Plotting code records
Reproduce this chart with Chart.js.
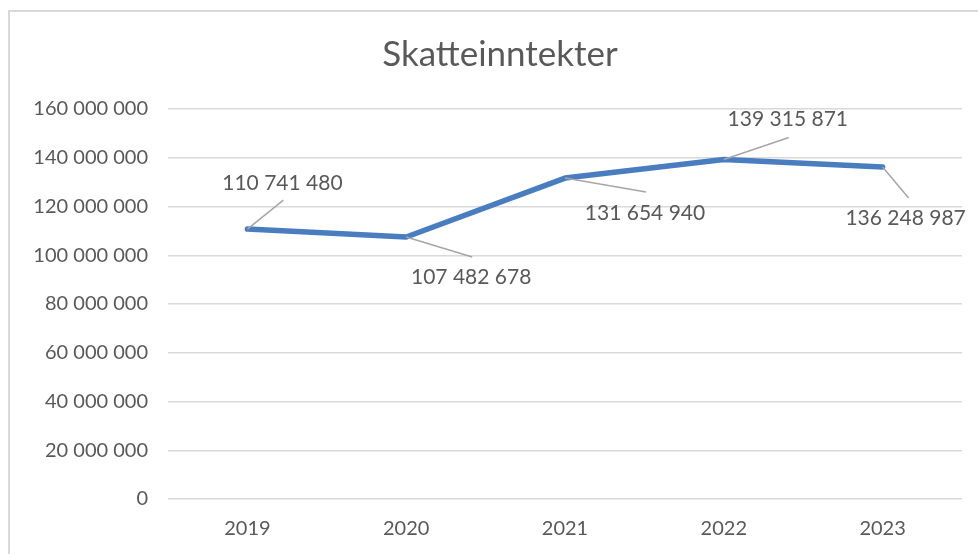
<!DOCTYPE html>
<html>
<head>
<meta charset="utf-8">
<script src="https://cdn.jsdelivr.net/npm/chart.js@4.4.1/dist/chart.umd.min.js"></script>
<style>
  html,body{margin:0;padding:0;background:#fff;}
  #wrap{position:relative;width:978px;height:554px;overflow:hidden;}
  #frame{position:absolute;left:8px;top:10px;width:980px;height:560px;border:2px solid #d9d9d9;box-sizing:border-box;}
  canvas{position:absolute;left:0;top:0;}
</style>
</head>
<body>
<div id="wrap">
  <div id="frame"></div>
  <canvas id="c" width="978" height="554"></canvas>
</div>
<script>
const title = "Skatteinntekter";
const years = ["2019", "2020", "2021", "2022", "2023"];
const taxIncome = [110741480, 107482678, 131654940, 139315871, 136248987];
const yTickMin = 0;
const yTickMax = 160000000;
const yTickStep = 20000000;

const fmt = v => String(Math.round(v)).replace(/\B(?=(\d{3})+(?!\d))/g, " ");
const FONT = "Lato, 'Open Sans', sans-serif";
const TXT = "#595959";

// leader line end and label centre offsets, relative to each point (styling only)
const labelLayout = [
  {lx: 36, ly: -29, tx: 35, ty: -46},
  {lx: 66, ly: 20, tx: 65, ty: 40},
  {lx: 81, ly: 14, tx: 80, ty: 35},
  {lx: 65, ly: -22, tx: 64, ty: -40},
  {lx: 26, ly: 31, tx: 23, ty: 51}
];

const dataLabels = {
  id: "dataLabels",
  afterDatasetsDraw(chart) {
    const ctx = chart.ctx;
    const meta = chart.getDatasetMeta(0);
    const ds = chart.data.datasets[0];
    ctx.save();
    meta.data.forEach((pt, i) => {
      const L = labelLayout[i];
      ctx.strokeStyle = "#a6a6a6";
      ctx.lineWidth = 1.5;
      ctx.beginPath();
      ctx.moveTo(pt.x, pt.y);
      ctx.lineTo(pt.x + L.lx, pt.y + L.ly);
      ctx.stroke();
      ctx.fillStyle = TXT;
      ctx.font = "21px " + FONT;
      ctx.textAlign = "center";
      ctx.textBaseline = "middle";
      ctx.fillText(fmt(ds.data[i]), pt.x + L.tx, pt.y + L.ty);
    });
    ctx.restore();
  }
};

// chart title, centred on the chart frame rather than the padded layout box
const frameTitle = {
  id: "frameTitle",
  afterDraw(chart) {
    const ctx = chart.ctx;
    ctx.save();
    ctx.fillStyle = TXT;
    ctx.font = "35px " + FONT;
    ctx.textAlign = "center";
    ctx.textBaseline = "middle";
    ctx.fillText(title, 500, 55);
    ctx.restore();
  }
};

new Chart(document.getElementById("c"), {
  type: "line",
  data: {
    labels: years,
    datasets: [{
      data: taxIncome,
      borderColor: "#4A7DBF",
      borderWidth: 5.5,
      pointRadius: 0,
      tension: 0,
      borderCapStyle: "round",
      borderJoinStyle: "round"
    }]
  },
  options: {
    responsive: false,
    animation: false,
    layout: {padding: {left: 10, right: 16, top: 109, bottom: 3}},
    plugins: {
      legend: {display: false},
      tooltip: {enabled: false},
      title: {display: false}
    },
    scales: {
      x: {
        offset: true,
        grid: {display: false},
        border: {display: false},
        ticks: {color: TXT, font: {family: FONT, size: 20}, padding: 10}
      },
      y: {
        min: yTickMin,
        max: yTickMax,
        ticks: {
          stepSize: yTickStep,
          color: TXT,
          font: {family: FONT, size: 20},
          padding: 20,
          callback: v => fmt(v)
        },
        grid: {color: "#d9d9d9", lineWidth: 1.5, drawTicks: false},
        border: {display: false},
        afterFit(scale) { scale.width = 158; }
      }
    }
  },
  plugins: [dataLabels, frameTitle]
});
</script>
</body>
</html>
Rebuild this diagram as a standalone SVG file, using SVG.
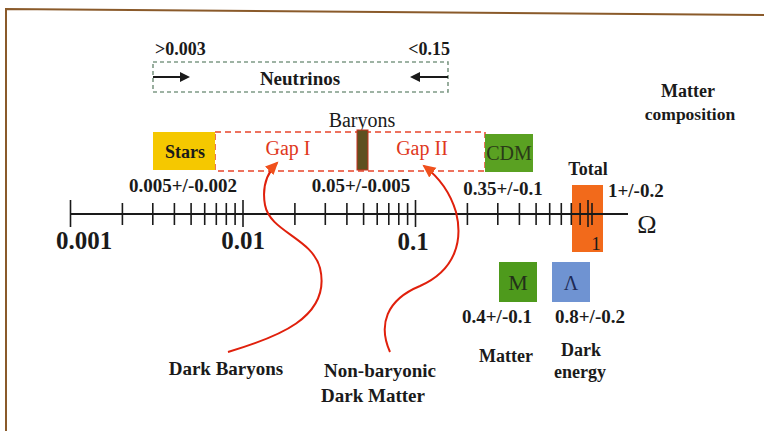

__EXERCISE OBJECTIVE__. Copy the whole of the material above exactly, but not its images.

__SOLVED PROBLEM__.
Reproduce this chart with Chart.js.
<!DOCTYPE html>
<html>
<head>
<meta charset="utf-8">
<script src="https://cdn.jsdelivr.net/npm/chart.js@4.4.1/dist/chart.umd.min.js"></script>
<style>
  html,body{margin:0;padding:0;background:#fff;}
  #wrap{position:relative;width:978px;height:554px;overflow:hidden;}
  #frame{position:absolute;left:8px;top:10px;width:980px;height:560px;border:2px solid #d9d9d9;box-sizing:border-box;}
  canvas{position:absolute;left:0;top:0;}
</style>
</head>
<body>
<div id="wrap">
  <div id="frame"></div>
  <canvas id="c" width="978" height="554"></canvas>
</div>
<script>
const title = "Skatteinntekter";
const years = ["2019", "2020", "2021", "2022", "2023"];
const taxIncome = [110741480, 107482678, 131654940, 139315871, 136248987];
const yTickMin = 0;
const yTickMax = 160000000;
const yTickStep = 20000000;

const fmt = v => String(Math.round(v)).replace(/\B(?=(\d{3})+(?!\d))/g, " ");
const FONT = "Lato, 'Open Sans', sans-serif";
const TXT = "#595959";

// leader line end and label centre offsets, relative to each point (styling only)
const labelLayout = [
  {lx: 36, ly: -29, tx: 35, ty: -46},
  {lx: 66, ly: 20, tx: 65, ty: 40},
  {lx: 81, ly: 14, tx: 80, ty: 35},
  {lx: 65, ly: -22, tx: 64, ty: -40},
  {lx: 26, ly: 31, tx: 23, ty: 51}
];

const dataLabels = {
  id: "dataLabels",
  afterDatasetsDraw(chart) {
    const ctx = chart.ctx;
    const meta = chart.getDatasetMeta(0);
    const ds = chart.data.datasets[0];
    ctx.save();
    meta.data.forEach((pt, i) => {
      const L = labelLayout[i];
      ctx.strokeStyle = "#a6a6a6";
      ctx.lineWidth = 1.5;
      ctx.beginPath();
      ctx.moveTo(pt.x, pt.y);
      ctx.lineTo(pt.x + L.lx, pt.y + L.ly);
      ctx.stroke();
      ctx.fillStyle = TXT;
      ctx.font = "21px " + FONT;
      ctx.textAlign = "center";
      ctx.textBaseline = "middle";
      ctx.fillText(fmt(ds.data[i]), pt.x + L.tx, pt.y + L.ty);
    });
    ctx.restore();
  }
};

// chart title, centred on the chart frame rather than the padded layout box
const frameTitle = {
  id: "frameTitle",
  afterDraw(chart) {
    const ctx = chart.ctx;
    ctx.save();
    ctx.fillStyle = TXT;
    ctx.font = "35px " + FONT;
    ctx.textAlign = "center";
    ctx.textBaseline = "middle";
    ctx.fillText(title, 500, 55);
    ctx.restore();
  }
};

new Chart(document.getElementById("c"), {
  type: "line",
  data: {
    labels: years,
    datasets: [{
      data: taxIncome,
      borderColor: "#4A7DBF",
      borderWidth: 5.5,
      pointRadius: 0,
      tension: 0,
      borderCapStyle: "round",
      borderJoinStyle: "round"
    }]
  },
  options: {
    responsive: false,
    animation: false,
    layout: {padding: {left: 10, right: 16, top: 109, bottom: 3}},
    plugins: {
      legend: {display: false},
      tooltip: {enabled: false},
      title: {display: false}
    },
    scales: {
      x: {
        offset: true,
        grid: {display: false},
        border: {display: false},
        ticks: {color: TXT, font: {family: FONT, size: 20}, padding: 10}
      },
      y: {
        min: yTickMin,
        max: yTickMax,
        ticks: {
          stepSize: yTickStep,
          color: TXT,
          font: {family: FONT, size: 20},
          padding: 20,
          callback: v => fmt(v)
        },
        grid: {color: "#d9d9d9", lineWidth: 1.5, drawTicks: false},
        border: {display: false},
        afterFit(scale) { scale.width = 158; }
      }
    }
  },
  plugins: [dataLabels, frameTitle]
});
</script>
</body>
</html>
Rebuild this diagram as a standalone SVG file, using SVG.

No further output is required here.